▶ **YOUR OBJECTIVE**
Repeat the whole of the data, keeping every detail the same.

▶ **GIVEN INFORMATION**
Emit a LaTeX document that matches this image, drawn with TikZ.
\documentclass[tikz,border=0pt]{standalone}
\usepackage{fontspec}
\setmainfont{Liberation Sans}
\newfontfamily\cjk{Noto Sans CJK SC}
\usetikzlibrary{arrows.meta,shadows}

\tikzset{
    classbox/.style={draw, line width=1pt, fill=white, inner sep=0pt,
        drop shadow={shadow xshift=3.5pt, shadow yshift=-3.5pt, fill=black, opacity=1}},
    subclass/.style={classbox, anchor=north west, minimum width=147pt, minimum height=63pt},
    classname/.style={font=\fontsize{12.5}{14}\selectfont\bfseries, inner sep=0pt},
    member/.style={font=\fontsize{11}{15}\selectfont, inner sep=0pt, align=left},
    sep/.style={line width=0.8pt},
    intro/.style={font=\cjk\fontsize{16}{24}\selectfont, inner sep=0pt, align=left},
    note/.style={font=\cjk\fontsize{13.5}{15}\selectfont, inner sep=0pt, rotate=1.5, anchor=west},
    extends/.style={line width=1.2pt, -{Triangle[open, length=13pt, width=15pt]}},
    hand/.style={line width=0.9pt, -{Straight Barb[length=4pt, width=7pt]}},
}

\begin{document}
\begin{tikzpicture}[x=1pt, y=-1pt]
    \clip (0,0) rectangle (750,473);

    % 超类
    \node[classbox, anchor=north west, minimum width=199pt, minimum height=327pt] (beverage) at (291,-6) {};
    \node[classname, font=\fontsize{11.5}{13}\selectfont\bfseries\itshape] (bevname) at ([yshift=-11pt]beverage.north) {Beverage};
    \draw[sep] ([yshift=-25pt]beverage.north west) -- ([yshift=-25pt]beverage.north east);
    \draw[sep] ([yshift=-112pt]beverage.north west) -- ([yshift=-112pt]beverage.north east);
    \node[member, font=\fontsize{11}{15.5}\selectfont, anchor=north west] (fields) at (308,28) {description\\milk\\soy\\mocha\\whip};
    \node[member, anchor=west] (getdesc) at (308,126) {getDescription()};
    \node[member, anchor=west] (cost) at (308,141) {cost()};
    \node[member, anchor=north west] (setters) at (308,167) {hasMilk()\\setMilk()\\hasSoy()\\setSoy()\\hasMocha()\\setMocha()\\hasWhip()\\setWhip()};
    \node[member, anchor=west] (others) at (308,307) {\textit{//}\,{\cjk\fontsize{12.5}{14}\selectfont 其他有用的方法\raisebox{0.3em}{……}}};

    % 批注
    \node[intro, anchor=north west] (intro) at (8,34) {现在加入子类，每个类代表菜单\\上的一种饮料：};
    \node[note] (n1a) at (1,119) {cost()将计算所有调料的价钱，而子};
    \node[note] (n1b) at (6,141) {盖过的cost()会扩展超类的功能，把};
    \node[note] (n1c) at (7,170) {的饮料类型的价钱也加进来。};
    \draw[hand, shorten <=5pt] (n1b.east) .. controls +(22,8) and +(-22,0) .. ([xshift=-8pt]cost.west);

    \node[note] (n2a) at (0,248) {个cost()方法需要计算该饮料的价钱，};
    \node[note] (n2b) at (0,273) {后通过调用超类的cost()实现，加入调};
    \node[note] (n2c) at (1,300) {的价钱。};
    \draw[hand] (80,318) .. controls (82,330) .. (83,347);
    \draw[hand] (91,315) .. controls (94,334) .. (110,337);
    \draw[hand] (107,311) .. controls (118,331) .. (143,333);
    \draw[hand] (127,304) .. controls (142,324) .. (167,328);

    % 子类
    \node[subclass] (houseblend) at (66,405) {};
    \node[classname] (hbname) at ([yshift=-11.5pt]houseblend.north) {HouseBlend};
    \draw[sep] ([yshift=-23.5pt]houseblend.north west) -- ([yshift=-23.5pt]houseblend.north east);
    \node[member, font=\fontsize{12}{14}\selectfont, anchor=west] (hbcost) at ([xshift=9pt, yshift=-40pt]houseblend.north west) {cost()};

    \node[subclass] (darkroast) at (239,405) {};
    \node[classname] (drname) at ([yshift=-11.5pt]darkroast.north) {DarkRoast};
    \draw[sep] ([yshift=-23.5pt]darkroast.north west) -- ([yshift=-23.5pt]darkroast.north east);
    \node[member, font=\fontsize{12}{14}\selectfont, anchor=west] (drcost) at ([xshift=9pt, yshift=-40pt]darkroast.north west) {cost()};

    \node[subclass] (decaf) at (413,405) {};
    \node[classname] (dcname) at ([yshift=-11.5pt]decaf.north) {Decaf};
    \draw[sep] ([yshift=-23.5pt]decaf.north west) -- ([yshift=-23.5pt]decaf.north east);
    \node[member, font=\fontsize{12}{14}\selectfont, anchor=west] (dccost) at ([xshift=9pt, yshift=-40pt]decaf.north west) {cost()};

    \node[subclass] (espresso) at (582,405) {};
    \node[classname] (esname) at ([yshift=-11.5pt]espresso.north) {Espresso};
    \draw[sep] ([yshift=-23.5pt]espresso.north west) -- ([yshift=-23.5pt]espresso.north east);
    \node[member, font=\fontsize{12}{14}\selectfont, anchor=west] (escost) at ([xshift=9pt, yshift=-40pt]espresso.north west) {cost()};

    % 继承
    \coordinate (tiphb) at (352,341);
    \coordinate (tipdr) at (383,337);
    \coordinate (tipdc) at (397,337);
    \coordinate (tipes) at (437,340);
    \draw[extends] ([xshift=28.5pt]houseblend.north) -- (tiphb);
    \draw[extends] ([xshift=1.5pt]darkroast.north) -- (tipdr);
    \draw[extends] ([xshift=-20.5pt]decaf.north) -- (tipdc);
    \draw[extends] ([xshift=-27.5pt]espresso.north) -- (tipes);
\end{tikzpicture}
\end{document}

▶ **OUTPUT BELOW**
Emit a LaTeX document that matches this image, drawn with TikZ.
\documentclass[tikz,border=0pt]{standalone}
\usepackage{fontspec}
\setmainfont{Liberation Sans}
\newfontfamily\cjk{Noto Sans CJK SC}
\usetikzlibrary{arrows.meta,shadows}

\tikzset{
    classbox/.style={draw, line width=1pt, fill=white, inner sep=0pt,
        drop shadow={shadow xshift=3.5pt, shadow yshift=-3.5pt, fill=black, opacity=1}},
    subclass/.style={classbox, anchor=north west, minimum width=147pt, minimum height=63pt},
    classname/.style={font=\fontsize{12.5}{14}\selectfont\bfseries, inner sep=0pt},
    member/.style={font=\fontsize{11}{15}\selectfont, inner sep=0pt, align=left},
    sep/.style={line width=0.8pt},
    intro/.style={font=\cjk\fontsize{16}{24}\selectfont, inner sep=0pt, align=left},
    note/.style={font=\cjk\fontsize{13.5}{15}\selectfont, inner sep=0pt, rotate=1.5, anchor=west},
    extends/.style={line width=1.2pt, -{Triangle[open, length=13pt, width=15pt]}},
    hand/.style={line width=0.9pt, -{Straight Barb[length=4pt, width=7pt]}},
}

\begin{document}
\begin{tikzpicture}[x=1pt, y=-1pt]
    \clip (0,0) rectangle (750,473);

    % 超类
    \node[classbox, anchor=north west, minimum width=199pt, minimum height=327pt] (beverage) at (291,-6) {};
    \node[classname, font=\fontsize{11.5}{13}\selectfont\bfseries\itshape] (bevname) at ([yshift=-11pt]beverage.north) {Beverage};
    \draw[sep] ([yshift=-25pt]beverage.north west) -- ([yshift=-25pt]beverage.north east);
    \draw[sep] ([yshift=-112pt]beverage.north west) -- ([yshift=-112pt]beverage.north east);
    \node[member, font=\fontsize{11}{15.5}\selectfont, anchor=north west] (fields) at (308,28) {description\\milk\\soy\\mocha\\whip};
    \node[member, anchor=west] (getdesc) at (308,126) {getDescription()};
    \node[member, anchor=west] (cost) at (308,141) {cost()};
    \node[member, anchor=north west] (setters) at (308,167) {hasMilk()\\setMilk()\\hasSoy()\\setSoy()\\hasMocha()\\setMocha()\\hasWhip()\\setWhip()};
    \node[member, anchor=west] (others) at (308,307) {\textit{//}\,{\cjk\fontsize{12.5}{14}\selectfont 其他有用的方法\raisebox{0.3em}{……}}};

    % 批注
    \node[intro, anchor=north west] (intro) at (8,34) {现在加入子类，每个类代表菜单\\上的一种饮料：};
    \node[note] (n1a) at (1,119) {cost()将计算所有调料的价钱，而子};
    \node[note] (n1b) at (6,141) {盖过的cost()会扩展超类的功能，把};
    \node[note] (n1c) at (7,170) {的饮料类型的价钱也加进来。};
    \draw[hand, shorten <=5pt] (n1b.east) .. controls +(22,8) and +(-22,0) .. ([xshift=-8pt]cost.west);

    \node[note] (n2a) at (0,248) {个cost()方法需要计算该饮料的价钱，};
    \node[note] (n2b) at (0,273) {后通过调用超类的cost()实现，加入调};
    \node[note] (n2c) at (1,300) {的价钱。};
    \draw[hand] (80,318) .. controls (82,330) .. (83,347);
    \draw[hand] (91,315) .. controls (94,334) .. (110,337);
    \draw[hand] (107,311) .. controls (118,331) .. (143,333);
    \draw[hand] (127,304) .. controls (142,324) .. (167,328);

    % 子类
    \node[subclass] (houseblend) at (66,405) {};
    \node[classname] (hbname) at ([yshift=-11.5pt]houseblend.north) {HouseBlend};
    \draw[sep] ([yshift=-23.5pt]houseblend.north west) -- ([yshift=-23.5pt]houseblend.north east);
    \node[member, font=\fontsize{12}{14}\selectfont, anchor=west] (hbcost) at ([xshift=9pt, yshift=-40pt]houseblend.north west) {cost()};

    \node[subclass] (darkroast) at (239,405) {};
    \node[classname] (drname) at ([yshift=-11.5pt]darkroast.north) {DarkRoast};
    \draw[sep] ([yshift=-23.5pt]darkroast.north west) -- ([yshift=-23.5pt]darkroast.north east);
    \node[member, font=\fontsize{12}{14}\selectfont, anchor=west] (drcost) at ([xshift=9pt, yshift=-40pt]darkroast.north west) {cost()};

    \node[subclass] (decaf) at (413,405) {};
    \node[classname] (dcname) at ([yshift=-11.5pt]decaf.north) {Decaf};
    \draw[sep] ([yshift=-23.5pt]decaf.north west) -- ([yshift=-23.5pt]decaf.north east);
    \node[member, font=\fontsize{12}{14}\selectfont, anchor=west] (dccost) at ([xshift=9pt, yshift=-40pt]decaf.north west) {cost()};

    \node[subclass] (espresso) at (582,405) {};
    \node[classname] (esname) at ([yshift=-11.5pt]espresso.north) {Espresso};
    \draw[sep] ([yshift=-23.5pt]espresso.north west) -- ([yshift=-23.5pt]espresso.north east);
    \node[member, font=\fontsize{12}{14}\selectfont, anchor=west] (escost) at ([xshift=9pt, yshift=-40pt]espresso.north west) {cost()};

    % 继承
    \coordinate (tiphb) at (352,341);
    \coordinate (tipdr) at (383,337);
    \coordinate (tipdc) at (397,337);
    \coordinate (tipes) at (437,340);
    \draw[extends] ([xshift=28.5pt]houseblend.north) -- (tiphb);
    \draw[extends] ([xshift=1.5pt]darkroast.north) -- (tipdr);
    \draw[extends] ([xshift=-20.5pt]decaf.north) -- (tipdc);
    \draw[extends] ([xshift=-27.5pt]espresso.north) -- (tipes);
\end{tikzpicture}
\end{document}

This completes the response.